Pourquoi il faut voir La Fièvre, la nouvelle série du créateur de Baron Noir
Après avoir disséqué le petit monde politique dans la série mettant en scène Kad Merad, Eric Benzekri s’attaque cette fois à la planète football et à la société française dans son ensemble. ''La Fièvre '' est incontestablement l’une des séries les plus bouillantes de l’année, et voici pourquoi.
La Fièvre porte bien son nom. Ses six épisodes ne laissent aucun répit et multiplient les rebondissements à un rythme effréné, et cela commence dès les premières minutes. Lors de la cérémonie de remise des trophées de fin de saison, un des meilleurs joueurs du championnat de France inflige un coup de tête à son entraîneur en pleine retransmission télé avant de l’insulter de « sale toubab » et de prendre la fuite en voiture.

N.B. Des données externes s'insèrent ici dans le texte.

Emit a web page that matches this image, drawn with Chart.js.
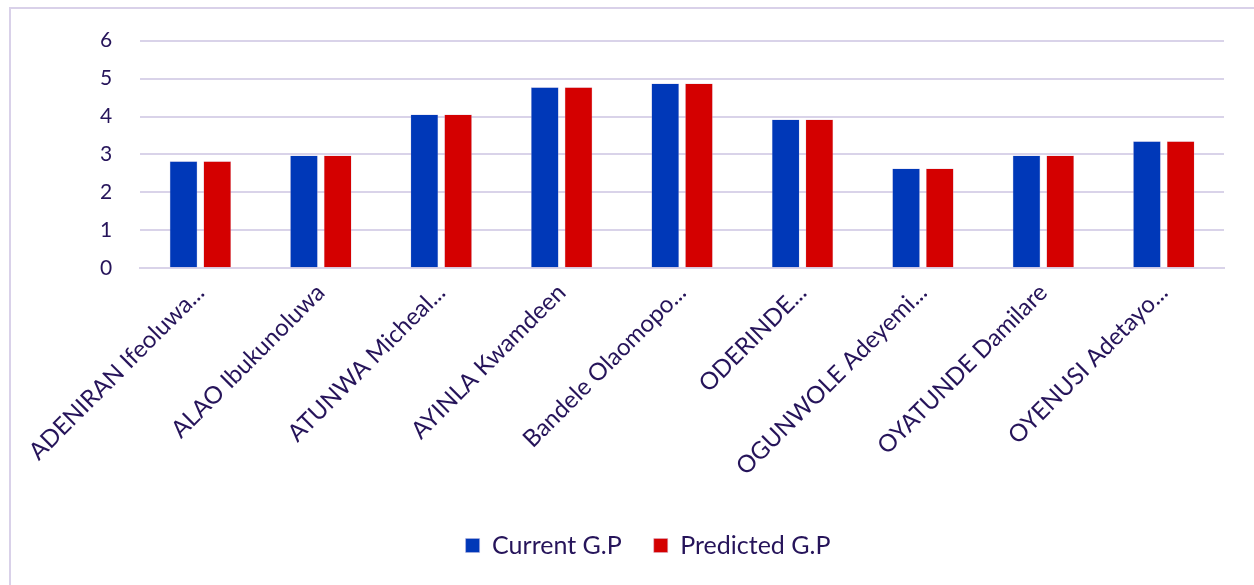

À partir de là, un engrenage infernal se met en place pour le joueur et son club, qui se retrouvent au milieu d’un tourbillon médiatique et politique sans précédent. Tout un pays enfiévré menace de s’embraser, et on ne peut que s’accrocher à notre siège.

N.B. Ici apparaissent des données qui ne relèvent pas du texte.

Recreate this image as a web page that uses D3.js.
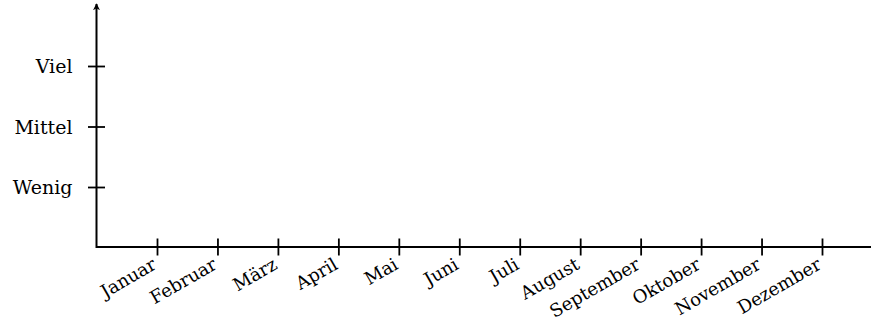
<!DOCTYPE html>
<html>
<head>
<meta charset="utf-8">
<script src="https://cdn.jsdelivr.net/npm/d3@7"></script>
<style>
  body { margin: 0; background: #fff; }
  svg { display: block; }
</style>
</head>
<body>
<svg id="chart" width="871" height="322"></svg>
<script>
const months = ['Januar', 'Februar', 'März', 'April', 'Mai', 'Juni',
  'Juli', 'August', 'September', 'Oktober', 'November', 'Dezember'];
const levels = ['Wenig', 'Mittel', 'Viel'];

const width = 871;
const origin = { x: 96.5, y: 247 };
const tick = 8.5;
const font = '"DejaVu Serif", serif';

const svg = d3.select('#chart');

// months sit one step apart, first one a step right of the y axis
const x = d3.scalePoint(months, [157, 822]);
const y = d3.scalePoint(levels, [187, 66]);

svg.append('defs')
  .append('marker')
  .attr('id', 'arrow')
  .attr('viewBox', '0 0 10 10')
  .attr('refX', 9)
  .attr('refY', 5)
  .attr('markerWidth', 7)
  .attr('markerHeight', 7)
  .attr('markerUnits', 'userSpaceOnUse')
  .attr('orient', 'auto')
  .append('path')
  .attr('d', 'M0,0 L10,5 L0,10 L3,5 Z')
  .attr('fill', '#000');

// axis lines
svg.append('line')
  .attr('x1', origin.x).attr('y1', origin.y)
  .attr('x2', width).attr('y2', origin.y)
  .attr('stroke', '#000')
  .attr('stroke-width', 2);

svg.append('line')
  .attr('x1', origin.x).attr('y1', origin.y + 1)
  .attr('x2', origin.x).attr('y2', 4)
  .attr('stroke', '#000')
  .attr('stroke-width', 2)
  .attr('marker-end', 'url(#arrow)');

// x ticks + labels
const xAxis = svg.append('g')
  .attr('transform', `translate(0,${origin.y})`)
  .call(d3.axisBottom(x).tickSize(tick).tickSizeOuter(0).tickPadding(0))
  .attr('font-family', font)
  .attr('font-size', 18);
xAxis.select('.domain').remove();
xAxis.selectAll('.tick line')
  .attr('y1', -tick)
  .attr('stroke-width', 1.8);
xAxis.selectAll('.tick text')
  .attr('text-anchor', 'end')
  .attr('dy', null)
  .attr('y', null)
  .attr('transform', 'translate(0,21) rotate(-30)');

// y ticks + labels
const yAxis = svg.append('g')
  .attr('transform', `translate(${origin.x},0)`)
  .call(d3.axisLeft(y).tickSize(tick).tickSizeOuter(0).tickPadding(0))
  .attr('font-family', font)
  .attr('font-size', 19);
yAxis.select('.domain').remove();
yAxis.selectAll('.tick line')
  .attr('x1', tick)
  .attr('stroke-width', 1.8);
yAxis.selectAll('.tick text')
  .attr('x', -24)
  .attr('dy', '0.36em');
</script>
</body>
</html>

Pour se sortir de ce bourbier, le joueur incriminé (nommé Fodé Thiam) et son club n’ont pas d’autre choix que de faire appel aux services d’une agence spécialisée en communication de crise.
C’est là que travaille Sam, une « spin doctor » redoutablement intelligente mais aussi terriblement hantée par l’état de la société. Malgré les réticences de son patron, c’est elle qui prend en charge l’affaire Fodé Thiam.
L’occasion pour nous de découvrir l’envers du décor de la communication de crise, à l’heure de l’omniprésence des réseaux sociaux, des chaînes d’info en continu et de la polarisation des débats dans tous ces médias, où chacun déforme les mots et les images à son profit.
La Fièvre n’est pas une série sur le foot à proprement parler, mais elle offre un regard singulier sur le sport le plus populaire de France, le dernier à rassembler toutes les classes.
Fodé Thiam est en effet un joueur important de l’Equipe de France, et la série prend place à quelques mois de l’Euro, ce qui signifie que les enjeux liés à la sélection nationale se superposent aux autres. Un joueur qui a donné un coup de boule à son entraîneur peut-il porter le maillot bleu ?
On ne spoilera pas la réponse, mais on peut dire que la série nous fait visiter Clairefontaine, et qu’on y voit un sélectionneur et un président de fédé confrontés à une grosse pression médiatique. Toute ressemblance avec la réalité…
On l’a dit, le créateur et scénariste de La Fièvre n’est pas un nouveau venu. Eric Benzekri a été pendant trois saisons la tête pensante de Baron Noir, l’une des meilleures séries politiques des dernières années.
Cet ancien travailleur de la gauche est reconnu comme observateur avisé des débats qui agitent la société française, et il a décidé cette fois de s’intéresser aux tensions identitaires.
Et il le fait encore avec beaucoup de justesse et de finesse via le personnage de Marie Kinsky, une comédienne et polémiste d’extrême-droite qui profite de l’affaire Thiam pour cliver au maximum la société et la rapprocher de la guerre civile que craint son ancienne collègue et amie Sam (voir plus haut).
On retrouve enfin dans La Fièvre un certain nombre de visages en vogue du cinéma français, à commencer par Nina Meurisse (Sam), l’actrice révélée en 2019 dans le rôle de Camille Lepage et bouleversante dans Petite Maman (2021) de Céline Sciamma.
Sa rivale dans la série (Marie) est jouée par une Ana Girardot totalement flippante dans un rôle dramatique aux antipodes de son personnage d’Anne dans La Flamme et Le Flambeau.
On reconnaît aussi Alassane Diong (Tirailleurs, Les Sauvages) dans le rôle de Fodé, et un Benjamin Biolay à l’aise dans la peau du président de club, un rôle taillé sur mesure pour celui dont on connaît la passion pour le football.
La Fièvre épisodes 1 à 6, diffusés à partir du 18 mars sur CANAL+.